Menurut Eva, implikasi penggunaan istilah penyintas ini dapat mempengaruhi kepercayaan masyarakat terhadap KPK. Menurutnya, KPK akan dianggap cenderung melemah dalam penegakan tindak pidana korupsi.

Seperti dilansir Antara, salah satu kegiatan yang pertama kali dilakukan KPK sejak berdiri adalah melakukan penyuluhan kepada para narapidana perkara korupsi dalam program Penyuluhan Antikorupsi.
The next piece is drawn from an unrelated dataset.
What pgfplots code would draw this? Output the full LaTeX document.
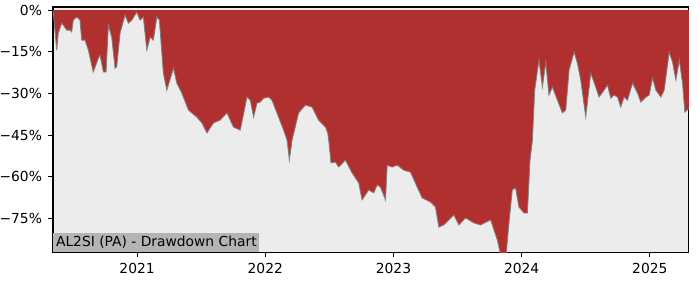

Penyuluhan itu dilakukan di Lembaga Pemasyarakatan (Lapas) Sukamiskin Bandung terhadap 25 orang narapidana yang sedang menjalani program asimilasi atau sebentar lagi akan menghirup udara bebas.

Masyarakat siapa pun, termasuk di lapas, yang kebetulan punya pengalaman atau dapat disebut penyintas korupsi sehingga diharapkan dengan pengalaman yang mereka miliki bisa di-sharing kepada mereka yang diharapkan tidak jadi punya niat korupsi.

Plt. Deputi Bidang Pendidikan dan Peran Serta Masyarakat KPK Wawan Wardana di Lapas Sukamiskin, Bandung, Rabu (31/3) lalu, mengatakan dalam program tersebut, KPK menggunakan pendekatan ilmu psikologi untuk memetakan narapidana asimilasi, antara lain dengan menggunakan metode komunikasi dua arah, mengenali kepribadian, analisis gesture, vibrasi suara, goresan tulisan, dan lain-lain. Pemetaan ini diharapkan akan menghasilkan data narapidana yang siap untuk dilibatkan dalam program antikorupsi.